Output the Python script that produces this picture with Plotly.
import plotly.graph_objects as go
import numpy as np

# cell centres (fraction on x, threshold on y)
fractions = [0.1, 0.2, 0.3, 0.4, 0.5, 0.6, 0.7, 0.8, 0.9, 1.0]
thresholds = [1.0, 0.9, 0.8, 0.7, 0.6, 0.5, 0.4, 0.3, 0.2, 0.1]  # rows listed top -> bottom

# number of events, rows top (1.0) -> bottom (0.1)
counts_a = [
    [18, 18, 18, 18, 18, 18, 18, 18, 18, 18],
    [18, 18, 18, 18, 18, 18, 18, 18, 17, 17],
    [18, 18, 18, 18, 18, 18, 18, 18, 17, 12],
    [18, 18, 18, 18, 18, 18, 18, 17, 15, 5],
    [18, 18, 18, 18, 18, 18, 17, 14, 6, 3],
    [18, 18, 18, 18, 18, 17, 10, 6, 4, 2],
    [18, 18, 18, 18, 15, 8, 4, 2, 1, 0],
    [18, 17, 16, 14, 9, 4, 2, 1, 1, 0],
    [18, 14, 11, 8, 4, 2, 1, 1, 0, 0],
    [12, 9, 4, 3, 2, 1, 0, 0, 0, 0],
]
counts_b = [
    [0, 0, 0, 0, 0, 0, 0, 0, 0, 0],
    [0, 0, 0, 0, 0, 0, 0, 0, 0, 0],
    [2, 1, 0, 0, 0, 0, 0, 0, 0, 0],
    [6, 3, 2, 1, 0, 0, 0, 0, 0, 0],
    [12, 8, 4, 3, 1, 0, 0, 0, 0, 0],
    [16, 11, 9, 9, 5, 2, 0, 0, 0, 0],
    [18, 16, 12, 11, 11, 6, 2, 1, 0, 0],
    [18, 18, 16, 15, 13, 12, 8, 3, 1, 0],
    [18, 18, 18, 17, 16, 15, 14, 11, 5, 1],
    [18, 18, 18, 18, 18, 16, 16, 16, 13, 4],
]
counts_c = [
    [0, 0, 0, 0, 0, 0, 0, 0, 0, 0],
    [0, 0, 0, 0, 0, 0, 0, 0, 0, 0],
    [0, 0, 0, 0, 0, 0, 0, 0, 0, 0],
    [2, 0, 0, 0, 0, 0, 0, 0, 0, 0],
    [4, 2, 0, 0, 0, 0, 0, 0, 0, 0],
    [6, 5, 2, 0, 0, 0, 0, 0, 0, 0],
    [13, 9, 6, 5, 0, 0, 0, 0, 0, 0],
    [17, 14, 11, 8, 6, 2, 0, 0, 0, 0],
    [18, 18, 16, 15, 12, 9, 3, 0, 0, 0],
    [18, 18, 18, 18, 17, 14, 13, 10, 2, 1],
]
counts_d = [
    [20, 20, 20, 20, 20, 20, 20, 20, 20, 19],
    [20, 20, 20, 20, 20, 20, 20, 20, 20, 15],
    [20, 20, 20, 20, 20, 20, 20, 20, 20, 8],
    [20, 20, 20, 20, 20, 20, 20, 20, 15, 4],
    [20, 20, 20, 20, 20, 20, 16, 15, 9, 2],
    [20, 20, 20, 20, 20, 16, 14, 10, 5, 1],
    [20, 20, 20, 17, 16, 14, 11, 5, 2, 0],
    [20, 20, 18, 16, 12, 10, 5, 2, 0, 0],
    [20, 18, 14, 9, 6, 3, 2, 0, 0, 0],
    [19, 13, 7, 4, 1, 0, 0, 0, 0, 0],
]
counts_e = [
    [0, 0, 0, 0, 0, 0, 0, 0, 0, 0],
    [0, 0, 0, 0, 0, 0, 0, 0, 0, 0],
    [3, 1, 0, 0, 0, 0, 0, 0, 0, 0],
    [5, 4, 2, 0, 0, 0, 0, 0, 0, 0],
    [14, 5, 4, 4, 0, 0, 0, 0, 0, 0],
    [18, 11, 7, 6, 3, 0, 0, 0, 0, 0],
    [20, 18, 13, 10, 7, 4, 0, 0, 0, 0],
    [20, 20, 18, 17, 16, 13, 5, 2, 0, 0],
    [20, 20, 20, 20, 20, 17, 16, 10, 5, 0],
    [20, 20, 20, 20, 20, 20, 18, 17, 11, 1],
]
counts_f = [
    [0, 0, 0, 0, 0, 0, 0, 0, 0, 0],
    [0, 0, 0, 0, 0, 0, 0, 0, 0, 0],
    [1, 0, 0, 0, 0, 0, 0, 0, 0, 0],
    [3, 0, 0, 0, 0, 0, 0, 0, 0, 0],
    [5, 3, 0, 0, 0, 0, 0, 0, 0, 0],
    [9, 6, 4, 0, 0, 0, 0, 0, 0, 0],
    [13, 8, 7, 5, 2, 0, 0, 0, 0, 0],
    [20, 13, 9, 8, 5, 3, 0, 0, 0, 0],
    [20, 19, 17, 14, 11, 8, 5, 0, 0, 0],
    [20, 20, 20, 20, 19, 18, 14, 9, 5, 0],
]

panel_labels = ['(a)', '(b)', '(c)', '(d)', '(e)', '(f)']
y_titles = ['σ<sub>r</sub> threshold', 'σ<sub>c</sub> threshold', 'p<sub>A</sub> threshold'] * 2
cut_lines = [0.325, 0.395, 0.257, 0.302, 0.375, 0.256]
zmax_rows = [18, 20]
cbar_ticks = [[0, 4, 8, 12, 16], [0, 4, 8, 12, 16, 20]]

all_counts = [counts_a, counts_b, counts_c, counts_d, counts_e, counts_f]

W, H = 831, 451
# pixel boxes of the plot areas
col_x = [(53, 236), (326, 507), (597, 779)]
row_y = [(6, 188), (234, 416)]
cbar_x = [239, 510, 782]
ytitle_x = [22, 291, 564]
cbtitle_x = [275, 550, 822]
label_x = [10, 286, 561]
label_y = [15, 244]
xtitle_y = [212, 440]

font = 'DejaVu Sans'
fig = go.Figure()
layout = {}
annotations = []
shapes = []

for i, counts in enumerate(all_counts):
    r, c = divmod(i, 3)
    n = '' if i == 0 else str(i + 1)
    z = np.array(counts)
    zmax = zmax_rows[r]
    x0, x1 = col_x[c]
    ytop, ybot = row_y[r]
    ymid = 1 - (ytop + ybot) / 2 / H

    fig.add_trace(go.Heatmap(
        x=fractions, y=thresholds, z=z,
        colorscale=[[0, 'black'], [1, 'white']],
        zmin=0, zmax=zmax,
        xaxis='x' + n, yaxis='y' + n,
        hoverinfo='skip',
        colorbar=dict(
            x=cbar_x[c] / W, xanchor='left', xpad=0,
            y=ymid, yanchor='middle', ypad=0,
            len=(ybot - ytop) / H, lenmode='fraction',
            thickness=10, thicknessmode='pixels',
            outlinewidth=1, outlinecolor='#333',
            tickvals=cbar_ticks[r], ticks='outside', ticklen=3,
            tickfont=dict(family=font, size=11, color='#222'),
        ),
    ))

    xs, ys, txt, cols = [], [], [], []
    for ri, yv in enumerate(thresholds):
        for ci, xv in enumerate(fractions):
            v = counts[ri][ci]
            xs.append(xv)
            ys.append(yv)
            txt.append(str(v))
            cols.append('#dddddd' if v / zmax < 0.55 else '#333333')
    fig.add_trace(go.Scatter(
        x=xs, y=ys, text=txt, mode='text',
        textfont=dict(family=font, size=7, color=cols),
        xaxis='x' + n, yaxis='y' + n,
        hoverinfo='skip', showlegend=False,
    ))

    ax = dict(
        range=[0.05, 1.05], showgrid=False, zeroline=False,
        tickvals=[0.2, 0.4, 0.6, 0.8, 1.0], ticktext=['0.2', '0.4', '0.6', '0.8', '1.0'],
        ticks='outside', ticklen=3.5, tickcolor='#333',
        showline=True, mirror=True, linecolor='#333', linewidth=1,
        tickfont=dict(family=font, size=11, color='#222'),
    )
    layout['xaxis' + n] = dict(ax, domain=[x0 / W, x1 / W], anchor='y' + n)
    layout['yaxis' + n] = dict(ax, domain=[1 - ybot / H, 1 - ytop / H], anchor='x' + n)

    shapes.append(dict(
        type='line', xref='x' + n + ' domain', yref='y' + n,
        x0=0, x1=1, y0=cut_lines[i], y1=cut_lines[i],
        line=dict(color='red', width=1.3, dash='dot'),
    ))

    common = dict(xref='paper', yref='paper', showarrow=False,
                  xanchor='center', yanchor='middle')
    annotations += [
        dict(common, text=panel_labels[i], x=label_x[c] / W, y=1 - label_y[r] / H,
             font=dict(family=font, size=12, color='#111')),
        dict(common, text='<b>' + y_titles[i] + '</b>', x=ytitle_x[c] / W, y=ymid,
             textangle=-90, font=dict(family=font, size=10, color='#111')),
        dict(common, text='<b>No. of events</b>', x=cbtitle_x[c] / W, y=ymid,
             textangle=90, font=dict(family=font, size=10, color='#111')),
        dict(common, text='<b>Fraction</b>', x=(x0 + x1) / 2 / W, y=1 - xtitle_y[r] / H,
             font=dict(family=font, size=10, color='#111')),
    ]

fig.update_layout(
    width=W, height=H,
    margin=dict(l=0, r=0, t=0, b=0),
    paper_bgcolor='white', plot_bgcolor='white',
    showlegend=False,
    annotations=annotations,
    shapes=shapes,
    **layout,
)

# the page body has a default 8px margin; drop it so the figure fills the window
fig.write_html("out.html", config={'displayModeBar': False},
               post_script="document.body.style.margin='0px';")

Directions: What are the exact lines from the beginning of the material through the line containing "top -> bottom"? Write out those lines alone.

Exercise output:
Output the Python script that produces this picture with Plotly.
import plotly.graph_objects as go
import numpy as np

# cell centres (fraction on x, threshold on y)
fractions = [0.1, 0.2, 0.3, 0.4, 0.5, 0.6, 0.7, 0.8, 0.9, 1.0]
thresholds = [1.0, 0.9, 0.8, 0.7, 0.6, 0.5, 0.4, 0.3, 0.2, 0.1]  # rows listed top -> bottom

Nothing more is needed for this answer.